Tuesday, March 18, 2008

March 18th 2008 - Today's Columns:

Rich Lowry : The Dishonesty of Hope - "The Rev. Wright drives a wedge into the central contradiction of Obama's campaign -- an orthodox liberal politician who rose to prominence in a left-wing milieu in Chicago and has never broken with his party on anything of consequence is campaigning on unifying the country. There is nothing particularly unifying about Obama's past and his voting record." True dat.

Thomas Sowell : Race and Politics - It is remarkable that Sowell wrote this piece before Obama gave his race speech today. But he is absolutely correct in calling Obama onto the carpet in exactly the same way any white person should be for being a demagogue exposed as a phony.

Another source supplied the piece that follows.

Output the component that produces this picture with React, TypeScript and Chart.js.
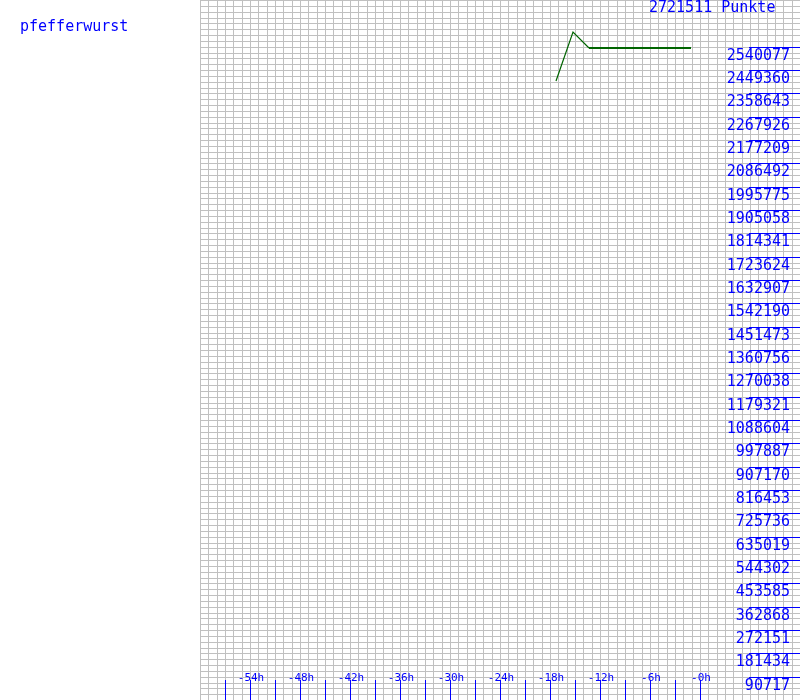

Robert D. Novak : Democratic Racial Divide - The storm is gathering for the Democratic Party breakup over race. Will Obama's speech today help to squelch the fall he's been in since the media started examining his pastor? Is the bloom sufficiently off the Obama rose for the media to now look critically at him in earnest? Will it discover even more to make him less palatable to the Superdelegates?

Dick Morris and Eileen McGann : Hillary Sends Ferraro After the Race Card - Morris paints Ferraro's remarks about Obama as overly simplistic with reasoning that is itself overly simplistic. He says "Hillary is trying, through her surrogate Ferraro, to make it appear that all Obama had to do was show up, show some skin and win." But that isn't at all what Ferraro said. Obviously Obama is a gifted politician who has connected with a very large number of people. He clearly wouldn't be where he is without his charisma, organization, intelligence, and political positioning. But to claim that his skin color is not a factor would be wrong as well. She didn't claim that it was only his skin color that got him where he is. But he wouldn't be here without it. Many in this country, myself included, are eager to elect a black President. While I don't want it to be Obama (Condi please) I do think it would go a long way toward healing deep racial divides.